Books: Global Brain

July 10, 2010 |  by

by Howard Bloom, 2000.

I’ve softened a bit on Bloom. From his second book, it’s clear that Bloom’s battle is in promoting group dynamics as an evolutionary force alongside theories of individual selection. A comprehensive worldview of memes in relation to individual free will – that’s just not his pitch.

Like its predecessor, Global Brain spends a lot of time on baboons and bacteria. The entire first half follows the evolution of life from the first protozoa 4 billion years ago to prehistoric clams, bees, ants and (of course) baboons. The story then links up with early humanity: the ancient settlements of Jericho (11,000 years ago) and Çatal Höyük in Asia Minor up through Plato and Pythagoras, Sparta and Athens. Throughout the comparison is drawn – our societies share the same group pulls and pushes that bacteria and bees face, but on a higher level.

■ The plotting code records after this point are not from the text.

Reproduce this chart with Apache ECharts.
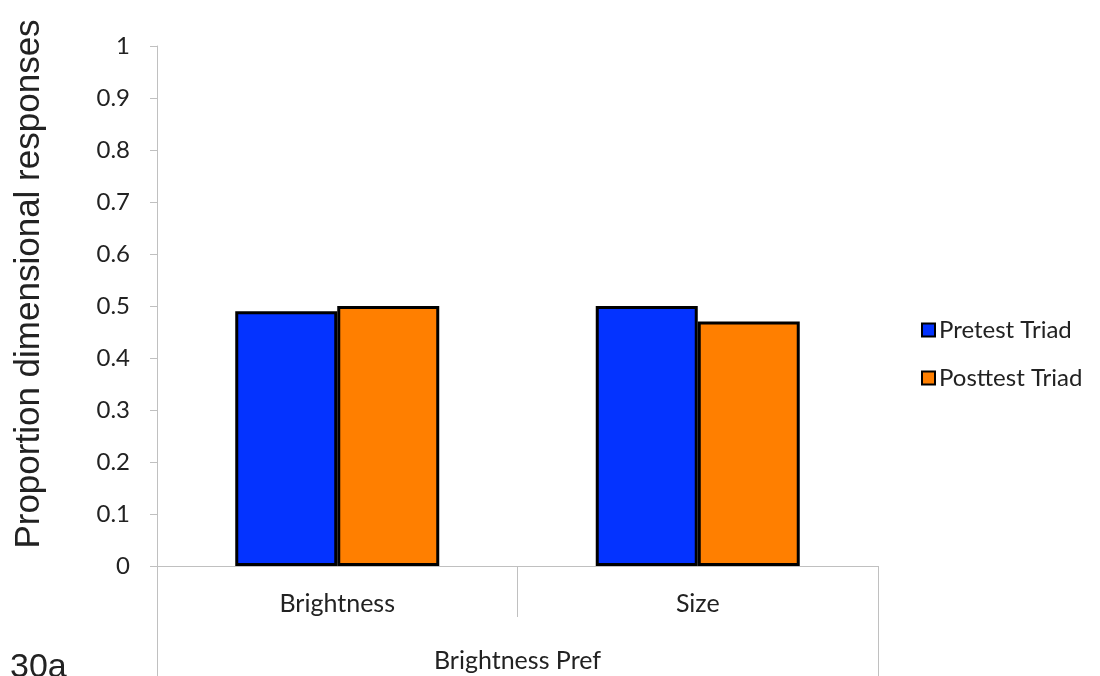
<!DOCTYPE html>
<html>
<head>
<meta charset="utf-8">
<script src="https://cdn.jsdelivr.net/npm/echarts@6/dist/echarts.min.js"></script>
<style>
  html, body { margin: 0; padding: 0; background: #fff; }
  #chart { width: 1100px; height: 676px; }
</style>
</head>
<body>
<div id="chart"></div>
<script>
// Data
const categories = ['Brightness', 'Size'];
const groupLabel = ['Brightness Pref'];
const pretest = [0.49, 0.5];
const posttest = [0.5, 0.47];
const seriesNames = ['Pretest Triad', 'Posttest Triad'];

const chart = echarts.init(document.getElementById('chart'));

const labelFont = 'Lato, "Open Sans", sans-serif';
const titleFont = '"Liberation Sans", Arial, sans-serif';

const option = {
    animation: false,
    grid: { left: 157, right: 222, top: 46, bottom: 110, containLabel: false },
    legend: {
        orient: 'vertical',
        left: 916,
        top: 313,
        itemWidth: 13,
        itemHeight: 13,
        itemGap: 24,
        icon: 'rect',
        textStyle: { fontFamily: labelFont, fontSize: 24, color: '#222', padding: [0, 0, 0, -1] },
        data: seriesNames
    },
    xAxis: [
        {
            type: 'category',
            data: categories,
            position: 'bottom',
            axisLine: { lineStyle: { color: '#c0c0c0', width: 1 } },
            axisTick: { show: true, length: 51, lineStyle: { color: '#c0c0c0' } },
            axisLabel: { fontFamily: labelFont, fontSize: 25, color: '#222', margin: 25 }
        },
        {
            type: 'category',
            data: groupLabel,
            position: 'bottom',
            axisLine: { show: false },
            axisTick: { show: true, length: 110, lineStyle: { color: '#c0c0c0' } },
            axisLabel: { fontFamily: labelFont, fontSize: 25, color: '#222', margin: 82 }
        }
    ],
    yAxis: {
        type: 'value',
        min: 0,
        max: 1,
        interval: 0.1,
        axisLine: { show: true, lineStyle: { color: '#c0c0c0' } },
        axisTick: { show: true, length: 7, lineStyle: { color: '#c0c0c0' } },
        splitLine: { show: false },
        axisLabel: { fontFamily: labelFont, fontSize: 24, color: '#222', margin: 27 }
    },
    graphic: [
        {
            type: 'text',
            x: 29,
            y: 284,
            rotation: Math.PI / 2,
            style: {
                text: 'Proportion dimensional responses',
                fontFamily: titleFont,
                fontSize: 35,
                fill: '#222',
                textAlign: 'center',
                textVerticalAlign: 'middle'
            }
        },
        {
            type: 'text',
            x: 10,
            y: 651,
            style: {
                text: '30a',
                fontFamily: titleFont,
                fontSize: 34,
                fill: '#222',
                textAlign: 'left',
                textVerticalAlign: 'top'
            }
        }
    ],
    series: [
        {
            name: seriesNames[0],
            type: 'bar',
            data: pretest,
            barWidth: 102,
            barGap: '0%',
            itemStyle: { color: '#0433ff', borderColor: '#000', borderWidth: 3 }
        },
        {
            name: seriesNames[1],
            type: 'bar',
            data: posttest,
            barWidth: 102,
            barGap: '0%',
            itemStyle: { color: '#ff7f00', borderColor: '#000', borderWidth: 3 }
        }
    ]
};

chart.setOption(option);
</script>
</body>
</html>
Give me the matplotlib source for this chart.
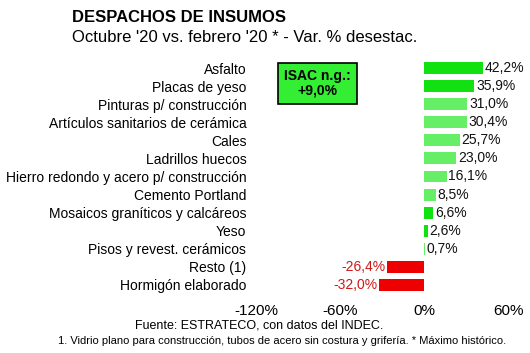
import matplotlib
matplotlib.use("Agg")
import matplotlib.pyplot as plt

categories = ["Asfalto", "Placas de yeso", "Pinturas p/ construcción",
              "Artículos sanitarios de cerámica", "Cales", "Ladrillos huecos",
              "Hierro redondo y acero p/ construcción", "Cemento Portland",
              "Mosaicos graníticos y calcáreos", "Yeso",
              "Pisos y revest. cerámicos", "Resto (1)", "Hormigón elaborado"]
values = [42.2, 35.9, 31.0, 30.4, 25.7, 23.0, 16.1, 8.5, 6.6, 2.6, 0.7, -26.4, -32.0]
record = [True, True, False, False, False, False, False, False, True, True, False, False, False]
xticks = [-120, -60, 0, 60]
isac_text = "ISAC n.g.:\n+9,0%"

plt.rcParams['font.family'] = ['Liberation Sans', 'DejaVu Sans']

fig = plt.figure(figsize=(5.3, 3.53), dpi=100)
ax = fig.add_axes([256/530, 1-294/353, 252/530, (294-59)/353])

colors = []
for v, r in zip(values, record):
    if v < 0:
        colors.append('#ee0000')
    elif r:
        colors.append('#11e011')
    else:
        colors.append('#66ee66')

y = list(range(len(categories)))
ax.barh(y, values, height=0.66, color=colors)
ax.set_ylim(len(categories) - 0.5, -0.5)
ax.set_xlim(-120, 60)
ax.set_yticks(y)
ax.set_yticklabels(categories, fontsize=10)
ax.set_xticks(xticks)
ax.set_xticklabels([f"{t}%" for t in xticks], fontsize=11)
ax.tick_params(length=0, axis='both')
ax.tick_params(axis='y', pad=7)
ax.tick_params(axis='x', pad=7)
for s in ax.spines.values():
    s.set_visible(False)

for yi, v in zip(y, values):
    lab = f"{v:.1f}%".replace('.', ',')
    if v >= 0:
        ax.text(v + 1.2, yi, lab, va='center', ha='left', fontsize=10, color='#111111')
    else:
        ax.text(v - 1.2, yi, lab, va='center', ha='right', fontsize=10, color='#d01818')

ax.text(-76, 0.85, isac_text, ha='center', va='center', fontsize=10, fontweight='bold',
        linespacing=1.1,
        bbox=dict(boxstyle='square,pad=0.45', facecolor='#33ee33', edgecolor='black', linewidth=1.2))

fig.text(72/530, 1-17/353, "DESPACHOS DE INSUMOS", fontsize=12, fontweight='bold', va='center', ha='left')
fig.text(72/530, 1-38/353, "Octubre '20 vs. febrero '20 * - Var. % desestac.", fontsize=12, va='center', ha='left')
fig.text(259/530, 1-325/353, "Fuente: ESTRATECO, con datos del INDEC.", fontsize=9, va='center', ha='center')
fig.text(282/530, 1-341/353, "1. Vidrio plano para construcción, tubos de acero sin costura y grifería. * Máximo histórico.",
         fontsize=8, va='center', ha='center')

fig.savefig("out.png", dpi=100)
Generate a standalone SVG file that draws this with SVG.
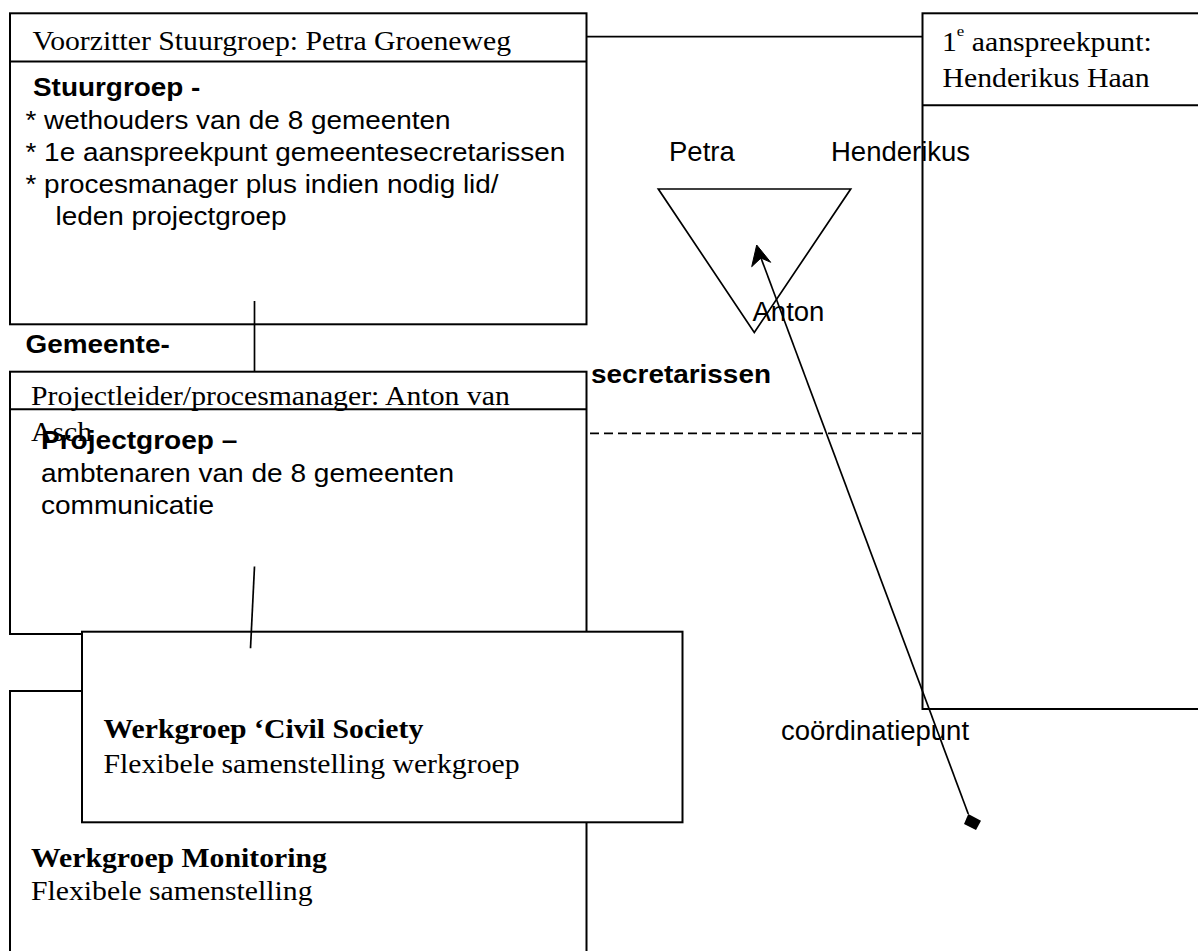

It’s all meticulously detailed with great examples of groupthink. Bloom shows us the mass mind and how it rules our lives. But in the end, the question remains: where is there room for the individual? In Bloom’s world, it seems, there isn’t. Everything is a product of global brain, the network. That’s the whole presumption of Global Brain: that from bacteria to baboons to humans is an unending chain of group dynamics. Yes, that’s true – but is that the whole story? Can we really explain ourselves solely from the standpoint of group? And as much as some scientists say we are merely the “highest animals,” isn’t there something uniquely different about you…versus a baboon? This is territory Bloom doesn’t enter. I say group dynamics will never fully explain human beings, precisely because the individual element in humans defies group definition. If you check all the boxes on a survey describing yourself – is that really you?

To me, that’s the limitation of the mass mind. Sure it can compel and excite, but it lacks that real spark…of you, of me. What makes history interesting? Great individuals. Heroes. But also groups. In fact, you could say the story of humanity is one of groups and individuals. Bloom leaves out half the story.